(SUPPLIED INFORMATION):
----------

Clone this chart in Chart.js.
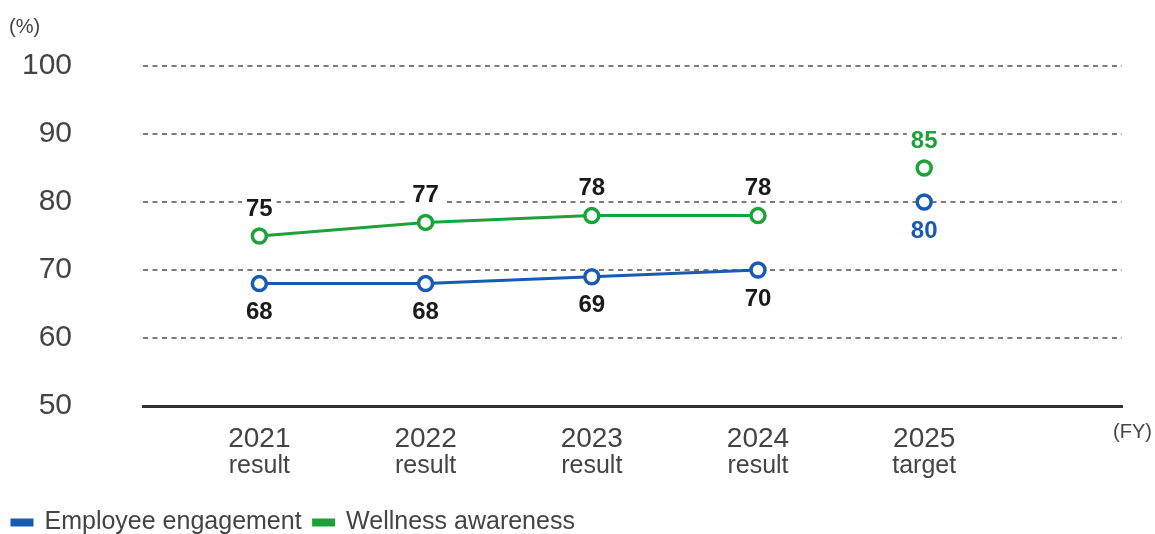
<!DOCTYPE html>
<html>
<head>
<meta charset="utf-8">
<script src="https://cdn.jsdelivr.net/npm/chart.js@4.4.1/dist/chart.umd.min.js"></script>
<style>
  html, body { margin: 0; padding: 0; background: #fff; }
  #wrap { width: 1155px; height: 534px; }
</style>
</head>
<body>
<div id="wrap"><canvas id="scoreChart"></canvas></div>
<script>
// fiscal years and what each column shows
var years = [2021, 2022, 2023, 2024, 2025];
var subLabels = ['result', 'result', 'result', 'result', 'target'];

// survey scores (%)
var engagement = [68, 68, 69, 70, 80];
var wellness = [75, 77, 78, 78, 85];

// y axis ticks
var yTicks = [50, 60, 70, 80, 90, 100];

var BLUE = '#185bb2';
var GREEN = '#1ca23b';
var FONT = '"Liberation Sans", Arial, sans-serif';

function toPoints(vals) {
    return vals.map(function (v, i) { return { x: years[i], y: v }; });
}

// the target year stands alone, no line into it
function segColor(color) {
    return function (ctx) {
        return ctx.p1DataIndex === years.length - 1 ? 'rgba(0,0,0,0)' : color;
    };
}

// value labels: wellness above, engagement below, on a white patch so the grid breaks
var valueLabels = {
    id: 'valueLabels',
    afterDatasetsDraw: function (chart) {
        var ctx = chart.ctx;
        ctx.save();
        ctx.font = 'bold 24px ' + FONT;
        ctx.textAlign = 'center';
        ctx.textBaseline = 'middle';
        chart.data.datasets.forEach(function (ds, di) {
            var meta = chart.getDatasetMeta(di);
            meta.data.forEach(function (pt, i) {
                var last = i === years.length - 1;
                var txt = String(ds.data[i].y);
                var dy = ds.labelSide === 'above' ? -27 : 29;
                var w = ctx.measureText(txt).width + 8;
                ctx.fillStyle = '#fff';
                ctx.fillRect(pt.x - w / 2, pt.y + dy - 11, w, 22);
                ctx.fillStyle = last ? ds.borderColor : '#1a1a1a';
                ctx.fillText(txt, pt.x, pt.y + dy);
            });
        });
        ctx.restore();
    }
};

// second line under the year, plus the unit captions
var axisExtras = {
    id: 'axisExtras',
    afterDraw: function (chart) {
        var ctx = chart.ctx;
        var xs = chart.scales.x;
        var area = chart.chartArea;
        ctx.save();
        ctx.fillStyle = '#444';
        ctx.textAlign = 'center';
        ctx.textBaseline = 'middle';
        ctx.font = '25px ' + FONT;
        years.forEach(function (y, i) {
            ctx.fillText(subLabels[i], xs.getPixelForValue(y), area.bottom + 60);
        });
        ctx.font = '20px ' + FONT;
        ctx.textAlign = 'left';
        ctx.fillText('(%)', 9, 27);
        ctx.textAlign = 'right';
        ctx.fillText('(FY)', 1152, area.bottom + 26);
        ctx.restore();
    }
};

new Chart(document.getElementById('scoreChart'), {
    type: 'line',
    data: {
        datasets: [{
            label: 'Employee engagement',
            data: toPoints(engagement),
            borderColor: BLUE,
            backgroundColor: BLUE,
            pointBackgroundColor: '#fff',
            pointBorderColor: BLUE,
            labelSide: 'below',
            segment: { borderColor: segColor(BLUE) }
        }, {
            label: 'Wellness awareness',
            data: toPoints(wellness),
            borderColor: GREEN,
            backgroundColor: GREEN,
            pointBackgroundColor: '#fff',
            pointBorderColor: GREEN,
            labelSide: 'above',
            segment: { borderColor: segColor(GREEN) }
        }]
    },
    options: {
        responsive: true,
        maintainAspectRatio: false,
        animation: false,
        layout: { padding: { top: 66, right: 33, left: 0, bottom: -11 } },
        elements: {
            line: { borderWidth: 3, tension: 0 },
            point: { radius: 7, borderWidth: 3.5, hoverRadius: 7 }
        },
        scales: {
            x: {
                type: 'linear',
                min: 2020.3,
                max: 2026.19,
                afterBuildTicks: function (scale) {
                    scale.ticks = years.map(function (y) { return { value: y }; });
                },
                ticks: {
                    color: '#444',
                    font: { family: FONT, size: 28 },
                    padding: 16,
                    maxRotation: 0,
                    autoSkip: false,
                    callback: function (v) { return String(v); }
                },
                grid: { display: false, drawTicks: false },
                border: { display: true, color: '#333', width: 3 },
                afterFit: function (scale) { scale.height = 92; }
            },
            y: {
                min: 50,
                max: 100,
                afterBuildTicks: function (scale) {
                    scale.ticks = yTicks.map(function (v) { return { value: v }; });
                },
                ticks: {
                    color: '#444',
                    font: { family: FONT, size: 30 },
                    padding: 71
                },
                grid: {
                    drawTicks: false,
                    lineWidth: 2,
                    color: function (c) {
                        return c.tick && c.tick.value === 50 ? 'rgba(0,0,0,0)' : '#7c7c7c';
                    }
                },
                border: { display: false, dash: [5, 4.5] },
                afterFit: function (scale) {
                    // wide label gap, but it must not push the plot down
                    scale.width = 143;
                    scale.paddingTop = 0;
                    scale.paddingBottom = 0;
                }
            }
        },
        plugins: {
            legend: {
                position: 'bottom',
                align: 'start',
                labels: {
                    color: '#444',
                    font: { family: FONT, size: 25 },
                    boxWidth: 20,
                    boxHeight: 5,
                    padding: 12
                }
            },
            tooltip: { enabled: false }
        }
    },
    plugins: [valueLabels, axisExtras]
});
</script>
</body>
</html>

----------

(DESCRIPTION OF THE TASK): Copy each line exactly, and leave the pictures out of your copy.

(COMPLETE ANSWER):
Clone this chart in Chart.js.
<!DOCTYPE html>
<html>
<head>
<meta charset="utf-8">
<script src="https://cdn.jsdelivr.net/npm/chart.js@4.4.1/dist/chart.umd.min.js"></script>
<style>
  html, body { margin: 0; padding: 0; background: #fff; }
  #wrap { width: 1155px; height: 534px; }
</style>
</head>
<body>
<div id="wrap"><canvas id="scoreChart"></canvas></div>
<script>
// fiscal years and what each column shows
var years = [2021, 2022, 2023, 2024, 2025];
var subLabels = ['result', 'result', 'result', 'result', 'target'];

// survey scores (%)
var engagement = [68, 68, 69, 70, 80];
var wellness = [75, 77, 78, 78, 85];

// y axis ticks
var yTicks = [50, 60, 70, 80, 90, 100];

var BLUE = '#185bb2';
var GREEN = '#1ca23b';
var FONT = '"Liberation Sans", Arial, sans-serif';

function toPoints(vals) {
    return vals.map(function (v, i) { return { x: years[i], y: v }; });
}

// the target year stands alone, no line into it
function segColor(color) {
    return function (ctx) {
        return ctx.p1DataIndex === years.length - 1 ? 'rgba(0,0,0,0)' : color;
    };
}

// value labels: wellness above, engagement below, on a white patch so the grid breaks
var valueLabels = {
    id: 'valueLabels',
    afterDatasetsDraw: function (chart) {
        var ctx = chart.ctx;
        ctx.save();
        ctx.font = 'bold 24px ' + FONT;
        ctx.textAlign = 'center';
        ctx.textBaseline = 'middle';
        chart.data.datasets.forEach(function (ds, di) {
            var meta = chart.getDatasetMeta(di);
            meta.data.forEach(function (pt, i) {
                var last = i === years.length - 1;
                var txt = String(ds.data[i].y);
                var dy = ds.labelSide === 'above' ? -27 : 29;
                var w = ctx.measureText(txt).width + 8;
                ctx.fillStyle = '#fff';
                ctx.fillRect(pt.x - w / 2, pt.y + dy - 11, w, 22);
                ctx.fillStyle = last ? ds.borderColor : '#1a1a1a';
                ctx.fillText(txt, pt.x, pt.y + dy);
            });
        });
        ctx.restore();
    }
};

// second line under the year, plus the unit captions
var axisExtras = {
    id: 'axisExtras',
    afterDraw: function (chart) {
        var ctx = chart.ctx;
        var xs = chart.scales.x;
        var area = chart.chartArea;
        ctx.save();
        ctx.fillStyle = '#444';
        ctx.textAlign = 'center';
        ctx.textBaseline = 'middle';
        ctx.font = '25px ' + FONT;
        years.forEach(function (y, i) {
            ctx.fillText(subLabels[i], xs.getPixelForValue(y), area.bottom + 60);
        });
        ctx.font = '20px ' + FONT;
        ctx.textAlign = 'left';
        ctx.fillText('(%)', 9, 27);
        ctx.textAlign = 'right';
        ctx.fillText('(FY)', 1152, area.bottom + 26);
        ctx.restore();
    }
};

new Chart(document.getElementById('scoreChart'), {
    type: 'line',
    data: {
        datasets: [{
            label: 'Employee engagement',
            data: toPoints(engagement),
            borderColor: BLUE,
            backgroundColor: BLUE,
            pointBackgroundColor: '#fff',
            pointBorderColor: BLUE,
            labelSide: 'below',
            segment: { borderColor: segColor(BLUE) }
        }, {
            label: 'Wellness awareness',
            data: toPoints(wellness),
            borderColor: GREEN,
            backgroundColor: GREEN,
            pointBackgroundColor: '#fff',
            pointBorderColor: GREEN,
            labelSide: 'above',
            segment: { borderColor: segColor(GREEN) }
        }]
    },
    options: {
        responsive: true,
        maintainAspectRatio: false,
        animation: false,
        layout: { padding: { top: 66, right: 33, left: 0, bottom: -11 } },
        elements: {
            line: { borderWidth: 3, tension: 0 },
            point: { radius: 7, borderWidth: 3.5, hoverRadius: 7 }
        },
        scales: {
            x: {
                type: 'linear',
                min: 2020.3,
                max: 2026.19,
                afterBuildTicks: function (scale) {
                    scale.ticks = years.map(function (y) { return { value: y }; });
                },
                ticks: {
                    color: '#444',
                    font: { family: FONT, size: 28 },
                    padding: 16,
                    maxRotation: 0,
                    autoSkip: false,
                    callback: function (v) { return String(v); }
                },
                grid: { display: false, drawTicks: false },
                border: { display: true, color: '#333', width: 3 },
                afterFit: function (scale) { scale.height = 92; }
            },
            y: {
                min: 50,
                max: 100,
                afterBuildTicks: function (scale) {
                    scale.ticks = yTicks.map(function (v) { return { value: v }; });
                },
                ticks: {
                    color: '#444',
                    font: { family: FONT, size: 30 },
                    padding: 71
                },
                grid: {
                    drawTicks: false,
                    lineWidth: 2,
                    color: function (c) {
                        return c.tick && c.tick.value === 50 ? 'rgba(0,0,0,0)' : '#7c7c7c';
                    }
                },
                border: { display: false, dash: [5, 4.5] },
                afterFit: function (scale) {
                    // wide label gap, but it must not push the plot down
                    scale.width = 143;
                    scale.paddingTop = 0;
                    scale.paddingBottom = 0;
                }
            }
        },
        plugins: {
            legend: {
                position: 'bottom',
                align: 'start',
                labels: {
                    color: '#444',
                    font: { family: FONT, size: 25 },
                    boxWidth: 20,
                    boxHeight: 5,
                    padding: 12
                }
            },
            tooltip: { enabled: false }
        }
    },
    plugins: [valueLabels, axisExtras]
});
</script>
</body>
</html>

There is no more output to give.